**Given request**
Leave out the pictures, and write out exactly the lines from the beginning of the material to the line holding "minimum width=364, minimum", that line included, and nothing else.

**Stored rows**
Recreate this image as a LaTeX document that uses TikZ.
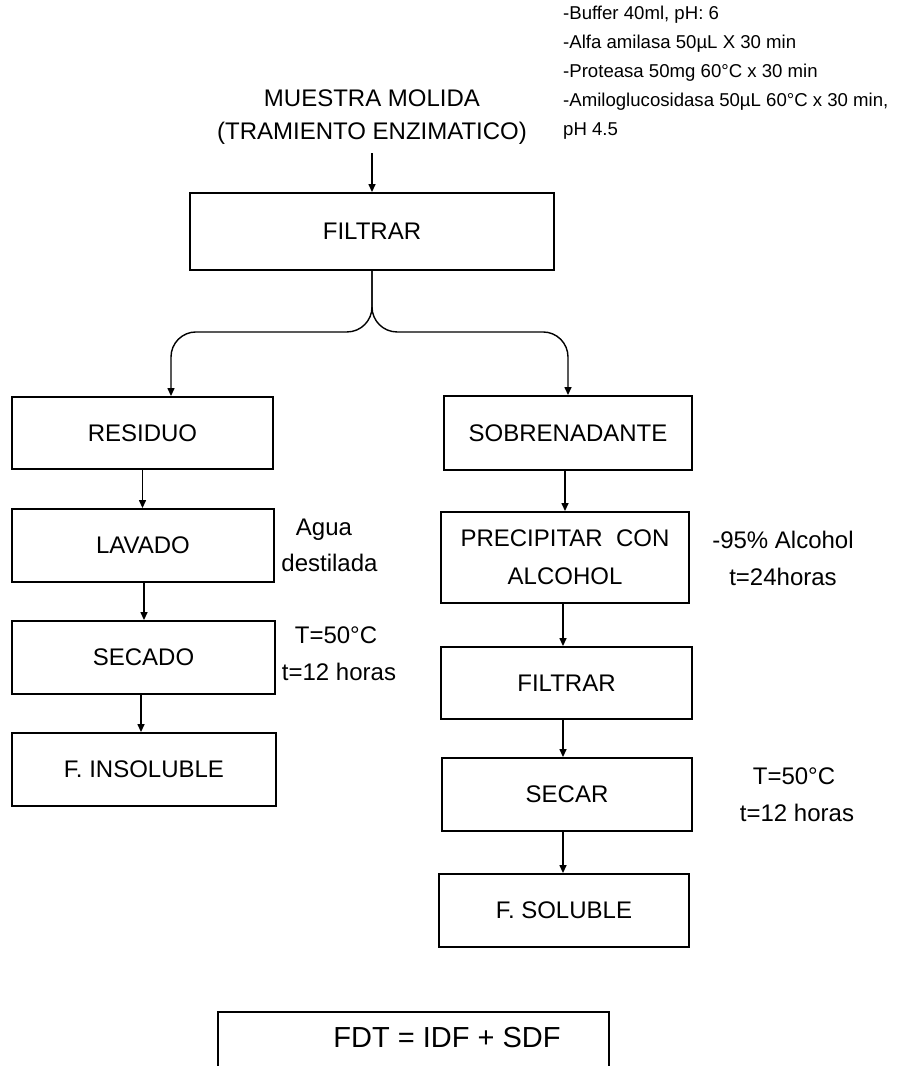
\documentclass[tikz,border=0pt]{standalone}
\usepackage{fontspec}
\setmainfont{Liberation Sans}
\usetikzlibrary{arrows.meta,calc}

\tikzset{
  proc/.style={draw, line width=1.9pt, inner sep=0pt, align=center,
    font=\fontsize{24}{38}\selectfont},
  conn/.style={line width=1.4pt, -{Triangle[length=8pt,width=7pt]}},
  note/.style={inner sep=0pt, align=center, font=\fontsize{24}{37}\selectfont},
}

\begin{document}
\begin{tikzpicture}[x=1pt, y=-1pt]
  \useasboundingbox[fill=white] (0,0) rectangle (901,1066);

  % heading and enzyme treatment conditions
  \node[inner sep=0pt, align=center, font=\fontsize{24}{33}\selectfont]
    (muestra) at (372,117.5) {MUESTRA MOLIDA\\(TRAMIENTO ENZIMATICO)};
  \node[inner sep=0pt, anchor=west, align=left, font=\fontsize{18.6}{29}\selectfont]
    (enzimas) at (563,73) {-Buffer 40ml, pH: 6\\-Alfa amilasa 50µL X 30 min\\-Proteasa 50mg 60°C x 30 min\\-Amiloglucosidasa 50µL 60°C x 30 min,\\pH 4.5};

  % first filtration
  \node[proc, minimum width=364, minimum height=77] (filt1) at (372,231.5) {FILTRAR};

  % insoluble branch
  \node[proc, minimum width=261, minimum height=72] (res)  at (142.5,433)   {RESIDUO};
  \node[proc, minimum width=262, minimum height=73] (lav)  at (143,545.5)   {LAVADO};
  \node[proc, minimum width=263, minimum height=73] (sec)  at (143.5,657.5) {SECADO};
  \node[proc, minimum width=264, minimum height=73] (fins) at (144,769.5)   {F. INSOLUBLE};

  \node[note, font=\fontsize{24}{36}\selectfont] (agua) at (324,545) {Agua\\\hspace*{11pt}destilada};
  \node[note] (secnota) at (336,653.5) {T=50°C\\\hspace*{6pt}t=12 horas};

  % soluble branch
  \node[proc, minimum width=248, minimum height=74] (sob)   at (568,433)   {SOBRENADANTE};
  \node[proc, minimum width=248, minimum height=91] (prec)  at (565,557.5) {PRECIPITAR\ \ CON\\ALCOHOL};
  \node[proc, minimum width=251, minimum height=72] (filt2) at (566.5,683) {FILTRAR};
  \node[proc, minimum width=250, minimum height=73] (secar) at (567,794.5) {SECAR};
  \node[proc, minimum width=250, minimum height=73] (fsol)  at (564,910.5) {F. SOLUBLE};

  \node[note] (precnota)  at (783,558.5) {-95\% Alcohol\\t=24horas};
  \node[note] (secarnota) at (794,795)   {T=50°C\\\hspace*{6pt}t=12 horas};

  % total fibre formula, frame running off the lower edge
  \begin{scope}
    \clip (0,0) rectangle (901,1066);
    \node[draw, line width=1.9pt, minimum width=391, minimum height=120,
      anchor=north west, inner sep=0pt] (fdt) at (217,1011) {};
  \end{scope}
  \node[inner sep=0pt, font=\fontsize{29}{34}\selectfont] (fdttxt) at (447,1038) {FDT = IDF + SDF};

  % connectors
  \draw[conn] ($(muestra.south)+(0,8)$) -- (filt1.north);
  \draw[conn, rounded corners=25] (filt1.south) -- ++(0,61) -| ($(res.north)+(28.5,0)$);
  \draw[conn, rounded corners=25] (filt1.south) -- ++(0,61) -| (sob.north);

  \draw[conn] (res.south) -- (res.south |- lav.north);
  \draw[conn] ($(lav.south)+(1,0)$) -- ($(lav.south |- sec.north)+(1,0)$);
  \draw[conn] ($(sec.south)+(-2.5,0)$) -- ($(sec.south |- fins.north)+(-2.5,0)$);

  \draw[conn] (sob.south -| prec.north) -- (prec.north);
  \draw[conn] ($(prec.south)+(-2,0)$) -- ($(prec.south |- filt2.north)+(-2,0)$);
  \draw[conn] ($(filt2.south)+(-3.5,0)$) -- ($(filt2.south |- secar.north)+(-3.5,0)$);
  \draw[conn] ($(secar.south)+(-4,0)$) -- ($(secar.south |- fsol.north)+(-4,0)$);
\end{tikzpicture}
\end{document}
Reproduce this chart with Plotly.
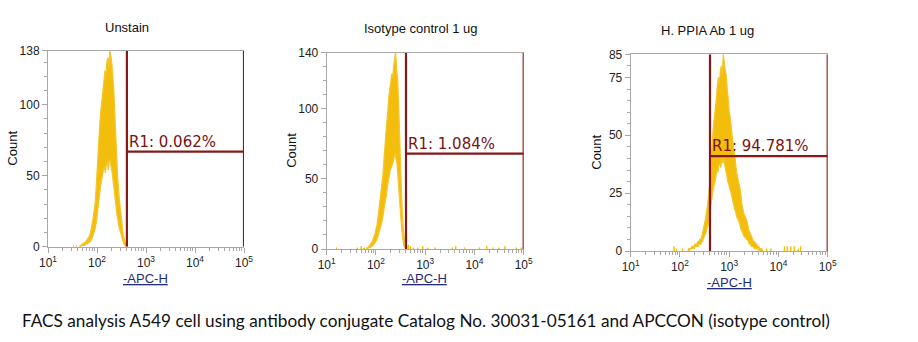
import plotly.graph_objects as go

W, H = 918, 342

# ---------------- data ----------------
TITLES = ["Unstain", "Isotype control 1 ug", "H. PPIA Ab 1 ug"]
GATE_LABELS = ["R1: 0.062%", "R1: 1.084%", "R1: 94.781%"]
Y_MAX = [138, 140, 85]
Y_TICKS = [[0, 50, 100, 138], [0, 50, 100, 140], [0, 25, 50, 75, 85]]
Y_MINOR = [10, 10, 5]
X_TICK_VALS = [10, 100, 1000, 10000, 100000]
X_TICK_TEXT = ["10<sup>1</sup>", "10<sup>2</sup>", "10<sup>3</sup>", "10<sup>4</sup>", "10<sup>5</sup>"]
X_TITLE = "-APC-H"
Y_TITLE = "Count"
CAPTION = "FACS analysis A549 cell using antibody conjugate Catalog No. 30031-05161 and APCCON (isotype control)"

GATE_LOG = [2.61, 2.61, 2.61]      # log10 of gate left edge
GATE_END = 100000                   # gate right edge
GATE_LEVEL = [67, 68, 41]

BIN_STEP = 0.01  # decades per channel

# panel 1 (Unstain)
P1_START = 1.64
P1_UPPER = [0, 1, 1, 2, 2, 3, 3, 4, 5, 6,
            7, 9, 12, 16, 20, 25, 30, 40, 52, 64,
            76, 88, 96, 103, 109, 116, 124, 120, 130, 133,
            126, 138, 135, 130, 122, 112, 98, 80, 66, 50,
            40, 32, 26, 20, 13, 8, 5, 2, 1, 0]
P1_LOWER = [0, 0, 1, 1, 1, 1, 2, 2, 2, 3,
            3, 4, 5, 7, 9, 11, 14, 18, 24, 30,
            36, 42, 46, 50, 54, 56, 52, 58, 60, 54,
            62, 60, 56, 52, 46, 40, 34, 28, 22, 18,
            14, 11, 9, 6, 4, 2, 1, 0, 0]
P1_TAIL_LOG = [1.52, 1.58]
P1_TAIL_CNT = [1, 1]

# panel 2 (Isotype control)
P2_START = 1.80
P2_UPPER = [0, 1, 1, 2, 3, 4, 5, 7, 9, 11,
            14, 17, 22, 28, 34, 40, 46, 52, 62, 72,
            82, 90, 98, 108, 114, 118, 125, 122, 130, 136,
            140, 128, 122, 104, 82, 60, 40, 22, 12, 5,
            2, 3, 1]
P2_LOWER = [0, 0, 1, 1, 1, 2, 2, 3, 4, 5,
            6, 8, 10, 13, 15, 18, 21, 25, 30, 34,
            38, 44, 48, 52, 56, 58, 60, 62, 66, 68,
            64, 60, 50, 40, 30, 20, 12, 6, 2, 1,
            1, 0]
P2_TAIL_LOG = [1.20, 1.62, 1.70, 1.76, 2.66, 2.70, 2.76, 2.85, 2.95, 3.05, 3.20,
               3.55, 3.62, 3.80, 4.10, 4.25, 4.38, 4.50, 4.62, 4.85, 4.95]
P2_TAIL_CNT = [1, 1, 2, 1, 3, 2, 1, 1, 2, 1, 1,
               1, 2, 1, 1, 2, 1, 1, 2, 1, 1]

# panel 3 (H. PPIA Ab)
P3_START = 2.16
P3_UPPER = [0, 1, 1, 1, 2, 2, 2, 3, 3, 3,
            4, 4, 5, 5, 6, 8, 10, 12, 14, 17,
            20, 24, 28, 34, 42, 48, 54, 58, 62, 66,
            72, 75, 72, 78, 80, 76, 85, 82, 78, 76,
            70, 66, 60, 58, 54, 50, 46, 43, 40, 36,
            33, 31, 29, 27, 24, 20, 18, 16, 15, 14,
            13, 11, 9, 8, 7, 6, 5, 4, 4, 3,
            3, 2, 2, 1, 1, 1, 0, 0]
P3_LOWER = [0, 0, 1, 1, 1, 1, 1, 2, 2, 2,
            2, 3, 3, 3, 4, 5, 6, 7, 8, 10,
            11, 13, 16, 20, 23, 26, 28, 30, 32, 35,
            34, 37, 38, 36, 40, 38, 40, 37, 35, 33,
            30, 29, 27, 26, 24, 22, 20, 18, 17, 15,
            14, 13, 12, 10, 9, 8, 7, 6, 6, 5,
            5, 4, 3, 3, 2, 2, 2, 1, 1, 1,
            1, 1, 0, 0, 0, 0, 0]
P3_TAIL_LOG = [1.88, 1.93, 2.05, 3.76, 3.85, 4.12, 4.18, 4.25, 4.32, 4.40, 4.45]
P3_TAIL_CNT = [2, 1, 1, 1, 1, 2, 2, 2, 2, 1, 2]

PANELS = [
    (P1_START, P1_UPPER, P1_LOWER, P1_TAIL_LOG, P1_TAIL_CNT),
    (P2_START, P2_UPPER, P2_LOWER, P2_TAIL_LOG, P2_TAIL_CNT),
    (P3_START, P3_UPPER, P3_LOWER, P3_TAIL_LOG, P3_TAIL_CNT),
]

# ---------------- layout geometry (pixels) ----------------
BOXES = [(48, 244, 50.7, 246.7), (326.7, 523.7, 52.7, 249), (630.7, 827.7, 54.3, 251)]
TITLE_POS = [(127, 27), (420, 28.5), (707, 30)]
XTITLE_POS = [(145, 278), (424, 278), (729, 282)]
YTITLE_X = [13, 292, 597]

HIST_COLOR = "#F3BD0C"
EDGE_COLOR = "#F6C52A"
GATE_COLOR = "#861818"
AXIS_COLOR = "#A8A8A8"


def px(x):
    return x / W


def py(y):
    return 1 - y / H


def env_xy(start, vals, offset):
    return [10 ** (start + 2 * BIN_STEP * i + offset) for i in range(len(vals))], list(vals)


def tail_xy(logs, cnts):
    xs, ys = [], []
    for p, c in zip(logs, cnts):
        xs += [10 ** (p - 0.006), 10 ** p, 10 ** (p + 0.006), None]
        ys += [0, c, 0, None]
    return xs, ys


fig = go.Figure()
annotations = []

for k, (start, up, lo, tl, tc) in enumerate(PANELS):
    xa = "x" if k == 0 else f"x{k+1}"
    ya = "y" if k == 0 else f"y{k+1}"
    lx, ly = env_xy(start, lo, BIN_STEP)
    ux, uy = env_xy(start, up, 0)
    fig.add_trace(go.Scatter(x=lx, y=ly, mode="lines", xaxis=xa, yaxis=ya,
                             line=dict(color=EDGE_COLOR, width=1.2, simplify=False),
                             showlegend=False, hoverinfo="skip"))
    fig.add_trace(go.Scatter(x=ux, y=uy, mode="lines", xaxis=xa, yaxis=ya,
                             fill="tonexty", fillcolor=HIST_COLOR,
                             line=dict(color=EDGE_COLOR, width=1.2, simplify=False),
                             showlegend=False, hoverinfo="skip"))
    txs, tys = tail_xy(tl, tc)
    fig.add_trace(go.Scatter(x=txs, y=tys, mode="lines", xaxis=xa, yaxis=ya,
                             line=dict(color=HIST_COLOR, width=1, simplify=False),
                             showlegend=False, hoverinfo="skip"))
    g = 10 ** GATE_LOG[k]
    top = Y_MAX[k]
    lvl = GATE_LEVEL[k]
    fig.add_trace(go.Scatter(
        x=[g, g, None, g, GATE_END, None, GATE_END, GATE_END],
        y=[0, top, None, lvl, lvl, None, 0, top],
        mode="lines", xaxis=xa, yaxis=ya, cliponaxis=False,
        line=dict(color=GATE_COLOR, width=2.2), showlegend=False, hoverinfo="skip"))

    l, r, t, b = BOXES[k]
    xkey = "xaxis" if k == 0 else f"xaxis{k+1}"
    ykey = "yaxis" if k == 0 else f"yaxis{k+1}"
    fig.update_layout(**{
        xkey: dict(domain=[px(l), px(r)], anchor=ya, type="log", range=[1, 5],
                   automargin=False,
                   showline=True, linecolor=AXIS_COLOR, linewidth=1, mirror=True,
                   ticks="outside", ticklen=5, tickcolor=AXIS_COLOR,
                   tickvals=X_TICK_VALS, ticktext=X_TICK_TEXT,
                   tickfont=dict(family="Liberation Sans, Arial", size=12, color="#222"),
                   showgrid=False, zeroline=False,
                   minor=dict(ticks="outside", ticklen=3, tickcolor=AXIS_COLOR,
                              dtick="D1", showgrid=False)),
        ykey: dict(domain=[py(b), py(t)], anchor=xa, range=[0, Y_MAX[k]],
                   automargin=False,
                   showline=True, linecolor=AXIS_COLOR, linewidth=1,
                   ticks="outside", ticklen=5, tickcolor=AXIS_COLOR,
                   tickvals=Y_TICKS[k],
                   tickfont=dict(family="Liberation Sans, Arial", size=12, color="#222"),
                   showgrid=False, zeroline=False,
                   minor=dict(ticks="outside", ticklen=3, tickcolor=AXIS_COLOR,
                              dtick=Y_MINOR[k], tick0=0, showgrid=False)),
    })

    tx, ty = TITLE_POS[k]
    annotations.append(dict(text=TITLES[k], x=px(tx), y=py(ty), xref="paper", yref="paper",
                            xanchor="center", yanchor="middle", showarrow=False,
                            font=dict(family="Liberation Sans, Arial", size=13, color="#111")))
    xx, xy = XTITLE_POS[k]
    annotations.append(dict(text=f"<u>{X_TITLE}</u>", x=px(xx), y=py(xy), xref="paper", yref="paper",
                            xanchor="center", yanchor="middle", showarrow=False,
                            font=dict(family="Liberation Sans, Arial", size=13, color="#1F2B7A")))
    annotations.append(dict(text=Y_TITLE, x=px(YTITLE_X[k]), y=py((t + b) / 2), xref="paper", yref="paper",
                            xanchor="center", yanchor="middle", showarrow=False, textangle=-90,
                            font=dict(family="Liberation Sans, Arial", size=13, color="#111")))
    annotations.append(dict(text=GATE_LABELS[k], x=GATE_LOG[k], y=lvl, xref=xa, yref=ya,
                            xanchor="left", yanchor="bottom", showarrow=False, xshift=0, yshift=-1,
                            font=dict(family="DejaVu Sans", size=15, color="#7A1212")))

annotations.append(dict(text=CAPTION, x=px(20), y=py(320), xref="paper", yref="paper",
                        xanchor="left", yanchor="middle", showarrow=False,
                        font=dict(family="Lato", size=17.2, color="#111")))

fig.update_layout(width=W, height=H, margin=dict(l=0, r=0, t=0, b=0),
                  paper_bgcolor="white", plot_bgcolor="white",
                  annotations=annotations, showlegend=False)

fig.write_html("out.html")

**Completed task**
Recreate this image as a LaTeX document that uses TikZ.
\documentclass[tikz,border=0pt]{standalone}
\usepackage{fontspec}
\setmainfont{Liberation Sans}
\usetikzlibrary{arrows.meta,calc}

\tikzset{
  proc/.style={draw, line width=1.9pt, inner sep=0pt, align=center,
    font=\fontsize{24}{38}\selectfont},
  conn/.style={line width=1.4pt, -{Triangle[length=8pt,width=7pt]}},
  note/.style={inner sep=0pt, align=center, font=\fontsize{24}{37}\selectfont},
}

\begin{document}
\begin{tikzpicture}[x=1pt, y=-1pt]
  \useasboundingbox[fill=white] (0,0) rectangle (901,1066);

  % heading and enzyme treatment conditions
  \node[inner sep=0pt, align=center, font=\fontsize{24}{33}\selectfont]
    (muestra) at (372,117.5) {MUESTRA MOLIDA\\(TRAMIENTO ENZIMATICO)};
  \node[inner sep=0pt, anchor=west, align=left, font=\fontsize{18.6}{29}\selectfont]
    (enzimas) at (563,73) {-Buffer 40ml, pH: 6\\-Alfa amilasa 50µL X 30 min\\-Proteasa 50mg 60°C x 30 min\\-Amiloglucosidasa 50µL 60°C x 30 min,\\pH 4.5};

  % first filtration
  \node[proc, minimum width=364, minimum height=77] (filt1) at (372,231.5) {FILTRAR};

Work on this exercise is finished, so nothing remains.